Review Code Architecture
Purpose
Provide a rigorous, structured review of new or modified code to ensure architectural consistency, maintainability, and correct system integration.
When to use
Use this skill when:
- •A feature or endpoint is implemented and needs review
- •A refactor changed module boundaries
- •Performance, security, or maintainability concerns were raised
- •You are preparing code for merge/release
Inputs
- •The set of changed files (diff/PR) and a short feature description
- •Any relevant non-functional requirements (performance, security, reliability)
- •Existing architectural conventions (layering, module boundaries, style guides)
Outputs
- •A prioritized review report:
- •critical issues (must fix)
- •important improvements (should fix)
- •optional suggestions (may fix)
- •Concrete recommendations with rationale
- •Verification actions (tests, checks) to confirm fixes
Review rubric
1. Architecture & boundaries
- •Are responsibilities separated (UI vs data, controller vs service vs repository)?
- •Are dependency directions clean (no forbidden imports)?
- •Are abstractions appropriate (not premature, not leaky)?
2. API & contracts
- •Are input/output shapes explicit and stable?
- •Are error responses consistent and predictable?
- •Are public module exports minimal and intentional?
3. Error handling
- •Are errors mapped consistently?
- •Are unknown failures logged/tracked?
- •Are retries/idempotency considered where needed?
4. Security & privacy
- •Are auth/permission checks correct and enforced in the right places?
- •Are secrets and PII protected (not logged, not exposed to client)?
- •Are unsafe dynamic executions avoided (e.g., eval, unsanitized HTML)?
5. Performance
- •Any obvious N+1 queries, unbounded lists, or heavy renders?
- •Is caching/invalidation strategy correct?

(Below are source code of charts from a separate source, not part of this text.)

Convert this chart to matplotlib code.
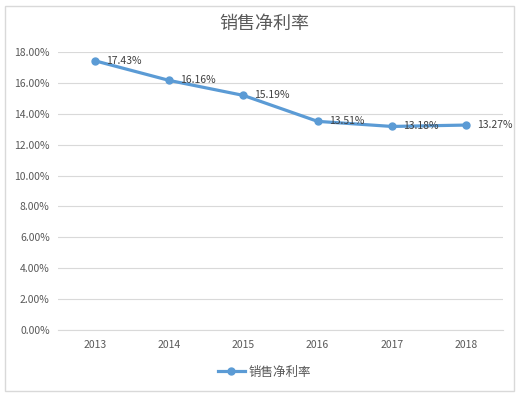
import matplotlib.pyplot as plt
from matplotlib.patches import Rectangle
from matplotlib.ticker import FuncFormatter

plt.rcParams['font.family'] = ['Noto Sans CJK SC', 'DejaVu Sans']

years = ['2013', '2014', '2015', '2016', '2017', '2018']
margin = [17.43, 16.16, 15.19, 13.51, 13.18, 13.27]
series_name = '销售净利率'
title = '销售净利率'

fig = plt.figure(figsize=(5.29, 3.98), dpi=100)
ax = fig.add_axes([0.1096, 0.1709, 0.8414, 0.6984])

# outer chart border
fig.patches.append(Rectangle((5 / 529, 1 - 391 / 398), 509 / 529, 385 / 398,
                             transform=fig.transFigure, fill=False,
                             edgecolor='#d9d9d9', linewidth=1))

x = list(range(len(years)))
ax.plot(x, margin, color='#5b9bd5', linewidth=2.3, marker='o', markersize=5,
        label=series_name)
for xi, v in zip(x, margin):
    ax.annotate('{:.2f}%'.format(v), (xi, v), xytext=(8, 0), textcoords='offset points',
                ha='left', va='center', fontsize=7.5, color='#404040')

ax.set_xlim(-0.5, len(years) - 0.5)
ax.set_ylim(0, 18)
ax.set_yticks([0, 2, 4, 6, 8, 10, 12, 14, 16, 18])
ax.yaxis.set_major_formatter(FuncFormatter(lambda v, p: '{:.2f}%'.format(v)))
ax.set_xticks(x)
ax.set_xticklabels(years)
ax.tick_params(axis='both', length=0, labelsize=7.5, colors='#595959')
ax.tick_params(axis='y', pad=6)
ax.tick_params(axis='x', pad=7)
ax.grid(axis='y', color='#d9d9d9', linewidth=0.8)
ax.set_axisbelow(True)
for s in ['top', 'right', 'left']:
    ax.spines[s].set_visible(False)
ax.spines['bottom'].set_color('#d9d9d9')

fig.text(0.5, 1 - 24 / 398, title, ha='center', va='center', fontsize=13, color='#595959')

fig.legend(loc='center', bbox_to_anchor=(0.5, 1 - 372 / 398), frameon=False,
           fontsize=9, labelcolor='#595959', handlelength=2.2, handletextpad=0.3)

fig.savefig('out.png', dpi=100)
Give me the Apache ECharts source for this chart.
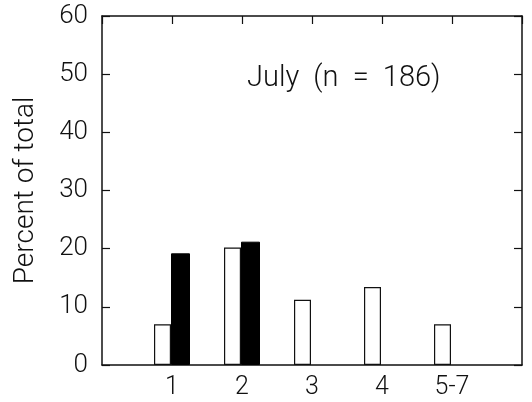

- •Are slow paths measured or at least bounded?
6. Testing
- •Are critical business rules tested?
- •Are new endpoints covered by integration tests when feasible?
- •Are tests deterministic and maintainable?
7. Maintainability
- •Naming clarity and module structure
- •Code duplication vs reuse
- •Comments/documentation for non-obvious decisions
Steps
- •Read the change intent (what problem it solves).
- •Review the diff top-down:
- •contracts and boundaries first
- •then implementation details
- •Identify risks and failure modes.
- •Produce a structured report:
- •use the review report template
- •include evidence pointers (file/line or behavior)
- •Provide verification actions per critical issue.
Verification
- • All changed files have been reviewed
- • Critical issues are identified and prioritized
- • Recommendations include concrete, actionable steps
- • Security implications are assessed for auth/permission changes
- • Verification actions are defined for each critical issue
- • Review output is structured and reusable
Boundaries
- •MUST NOT approve code without reading and understanding the changes
- •MUST NOT skip security review for auth/permission changes
- •MUST NOT leave vague feedback without actionable suggestions
- •SHOULD NOT block on personal style preferences that are not established standards
- •SHOULD focus on correctness and risk before cosmetics
Included assets
- •Templates:
- •
./templates/review-checklist.md - •
./templates/review-report.template.md
- •
- •Examples:
./examples/includes a sample review report.